If you are interested in scuba diving and want to understand things a bit better, then I think you should do the tech 40. It's not a question of how often you are going to use it as actually you are going to use more than what you think. You will understand how to plan a dive, how to be safer, when you can go deeper and when you should not to. And also go a bit further than this no deco limit mind that most of the recreational divers have... The PADI deep is ok but way less instructive.
 
If you are interested in scuba diving and want to understand things a bit better, then I think you should do the tech 40. It's not a question of how often you are going to use it as actually you are going to use more than what you think. You will understand how to plan a dive, how to be safer, when you can go deeper and when you should not to. And also go a bit further than this no deco limit mind that most of the recreational divers have... The PADI deep is ok but way less instructive.
I also think it is a better course and gives more understanding. However if you look at the PADI website it (Tec40) requires the student to have already done PADI Deep.


Really therefore the OP needs to evaluate the PADI (Deep) course against other agencies that might have a better (Deep) course; as in more thorough. The problem with this is clearly laid out int he posts above which show the PADI Deep can be a really good option or just a money spinner for the school.

This will not be the first, or last, time that the discussion about dive training becomes whether or not it is "worth the money". Sadly, to that question I do not have a good answer.
 
I also think it is a better course and gives more understanding. However if you look at the PADI website it (Tec40) requires the student to have already done PADI Deep.


Really therefore the OP needs to evaluate the PADI (Deep) course against other agencies that might have a better (Deep) course; as in more thorough. The problem with this is clearly laid out int he posts above which show the PADI Deep can be a really good option or just a money spinner for the school.

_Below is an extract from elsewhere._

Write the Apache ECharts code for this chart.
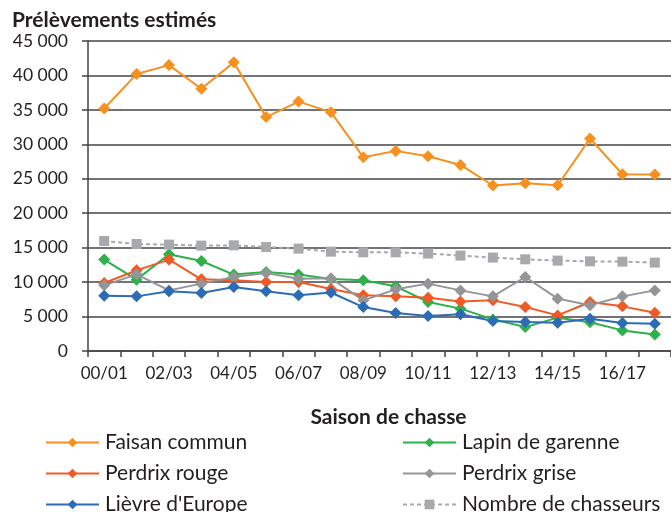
<!DOCTYPE html>
<html><head><meta charset="utf-8">
<script src="https://cdn.jsdelivr.net/npm/echarts@6/dist/echarts.min.js"></script>
<style>html,body{margin:0;padding:0;background:#fff}#c{width:671px;height:512px}</style>
</head><body><div id="c"></div>
<script>
const categories = ['00/01','01/02','02/03','03/04','04/05','05/06','06/07','07/08','08/09','09/10','10/11','11/12','12/13','13/14','14/15','15/16','16/17','17/18'];
const faisan = [35200,40200,41500,38060,41900,33950,36200,34670,28130,29050,28280,27010,24020,24350,24060,30850,25660,25620];
const lapin = [13270,10360,14040,13060,11090,11470,11090,10450,10260,9390,7110,6150,4590,3470,4840,4160,2990,2410];
const perdrixRouge = [9870,11710,13270,10400,10260,10010,10010,9000,8080,7930,7740,7200,7350,6380,5170,7110,6480,5560];
const perdrixGrise = [9530,11130,8800,9780,10740,11320,10500,10550,7350,8950,9780,8800,7930,10740,7600,6630,7930,8800];
const lievre = [8030,7930,8660,8420,9290,8660,8080,8490,6380,5510,5080,5320,4350,4200,4110,4690,4060,3970];
const chasseurs = [15970,15530,15440,15300,15340,15100,14860,14420,14330,14330,14140,13850,13560,13310,13120,13020,12970,12830];
const yTicks = {min:0, max:45000, interval:5000};

const FONT = 'Lato';
const chart = echarts.init(document.getElementById('c'), null, {renderer:'canvas'});
function mk(name, data, color, symbol, size, dashed){
  return {name, type:'line', data, symbol, symbolSize:size, showSymbol:true,
    lineStyle:{color, width:2, type: dashed ? [4,3] : 'solid'},
    itemStyle:{color}, emphasis:{disabled:true}, animation:false};
}
const series = [
  mk('Faisan commun', faisan, '#F7901E', 'diamond', 12),
  mk('Lapin de garenne', lapin, '#2DB24A', 'diamond', 12),
  mk('Perdrix rouge', perdrixRouge, '#F15A24', 'diamond', 12),
  mk('Perdrix grise', perdrixGrise, '#939598', 'diamond', 12),
  mk("Lièvre d'Europe", lievre, '#2B6CB5', 'diamond', 12),
  mk('Nombre de chasseurs', chasseurs, '#A7A9AC', 'rect', 10, true)
];
const legendCommon = {orient:'vertical', padding:0, itemWidth:53, itemHeight:12, itemGap:10, height:100,
  textStyle:{fontFamily:FONT, fontSize:21, lineHeight:20, color:'#231F20', padding:[0,0,0,1]}};
chart.setOption({
  animation:false,
  title:{text:'Prélèvements estimés', left:7, top:5, textStyle:{fontFamily:FONT, fontSize:21, fontWeight:'bold', color:'#231F20'}},
  grid:{left:88, top:41, right:-3, bottom:161},
  xAxis:{type:'category', data:categories, boundaryGap:true,
    name:'Saison de chasse', nameLocation:'middle', nameGap:56,
    nameTextStyle:{fontFamily:FONT, fontSize:21, fontWeight:'bold', color:'#231F20', padding:[0,0,0,18]},
    axisLine:{lineStyle:{color:'#444', width:1.5}},
    axisTick:{show:true, interval:0, length:6, lineStyle:{color:'#444', width:1.5}},
    axisLabel:{interval:1, fontFamily:FONT, fontSize:17, color:'#231F20', margin:14}},
  yAxis:{type:'value', min:yTicks.min, max:yTicks.max, interval:yTicks.interval,
    axisLine:{show:true, lineStyle:{color:'#444', width:1.5}},
    axisTick:{show:true, length:6, lineStyle:{color:'#444', width:1.5}},
    splitLine:{lineStyle:{color:'#444', width:1.5}},
    axisLabel:{fontFamily:FONT, fontSize:17.5, color:'#231F20', margin:20,
      formatter:v => String(v).replace(/\B(?=(\d{3})+(?!\d))/g,' ')}},
  legend:[
    Object.assign({left:45, top:432, data:['Faisan commun','Perdrix rouge',"Lièvre d'Europe"]}, legendCommon),
    Object.assign({left:402, top:432, data:['Lapin de garenne','Perdrix grise','Nombre de chasseurs']}, legendCommon)
  ],
  series
});
</script></body></html>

This will not be the first, or last, time that the discussion about dive training becomes whether or not it is "worth the money". Sadly, to that question I do not have a good answer.
There was a thread recently about the benefits of the PADI Deep course, and I commented there that my experience with that course was poor because I felt it did not really prepare me to safely plan and execute "deep" dives. My impression was that the Deep course emphasized the risks way more than it explained in a practical, hands-on way, how to mitigate them. It did not seem balanced to me. I felt as though the instructor would have been perfectly happy had the course outcome been to turn me off to doing these kinds of dives. What I want to add here is that, having read up a bit on PADI Tec 40, it sounds exactly like what I would have liked my Deep course to be like. It's possible that I simply received a poorly taught Deep course, as some said in that other thread, but it seems to me that Deep really is just a stepping stone to actually being taught how to confidently and safely plan and execute deep dives.
 
My impression was that the Deep course emphasized the risks way more than it explained in a practical, hands-on way, how to mitigate them. It did not seem balanced to me.

This x100.

I come from a professional background of high risk tasks, activities and operations where risk assessment is a daily reality and professional responsibility (as in prison time if you're negligent). I recognize that perhaps made me an atypical dive student. Nonetheless, when I took my PADI OW courses, I felt like PADI was intent on teaching me to be anxious and afraid rather than teaching me to be a thinking, problem-solving diver. That didn’t sit well with me. I’ve grown to be at peace with PADI’s place in the world but I can't deny that when I looked over at the TDI, CMAS and BSAC divers, I understood there was something better out there for me. I really wish I could assist at the corporate level with evolving PADI's culture but these days I'm a couple of Red Bull's shy of the energy level that would require of me.
 
...Nonetheless, when I took my PADI OW courses, I felt like PADI was intent on teaching me to be anxious and afraid rather than teaching me to be a thinking, problem-solving diver. That didn’t sit well with me. I’ve grown to be at peace with PADI’s place in the world but I can't deny that when I looked over at the TDI, CMAS and BSAC divers, I understood there was something better out there for me. ..

PADI is aimed at recreational divers and perhaps it is good that they are not over confident. Technical training from TDI and others is aimed at people that want to explore the bigger possibilities. The OP is doing 20 dives a year on holiday and therefore in my view is exactly what PADI is aimed at. That said he is pushing the 30m recommended limit and wants to understand the risks of doing so as well as certification for insurance reasons.

You do not know that which you don't know. The risk of deeper diving is covered in much better detail in a technical course. The deeper you go the faster things go wrong and the harder it is to put it right. Under stress your gas goes very quickly at 35m+ The OP really needs to do the rescue course as well.

If nothing goes wrong 35m in clear warm water is no big deal. If nothing goes wrong.
 
Chatting to an instructor in my local dive shop regarding their take on the deep diver speciality... She went through some of the skills and standards they teach, these include:
  • Actually going to 39m/130ft, doing a questionnaire on the bottom (proof of narcosis), looking at colours, etc.
  • Rigorous gas checking before the dive, checking during the deep phase, and after the dive (proving usage)
  • Ascents with safety stops
  • Etc.
I thought that would be standard practice, but I know what my Deep Speciality was like -- 25m/80ft in benign waters. Basically paid for some dives.
 
PADI is aimed at recreational divers and perhaps it is good that they are not over confident....
Maybe the emphasis on the risks in the Deep course is like the period at the end of the sentence that spans recreational depths. Training agencies in the US have long had a model of instilling in us that 130ft (40m) is the edge of a chasm between what they have long taught and what lies beyond (which is nowadays known as technical diving). It's my understanding that in some European instruction models students are led to understand earlier on that it's really more of a continuum, or at least an inflection point, than a chasm. With PADI offering their Tec courses, they neatly maintain and straddle the gap--from Deep over to Tec 40. Perhaps the Deep course, by emphasizing the risks over how to truly do this kind of diving, helps sell Tec.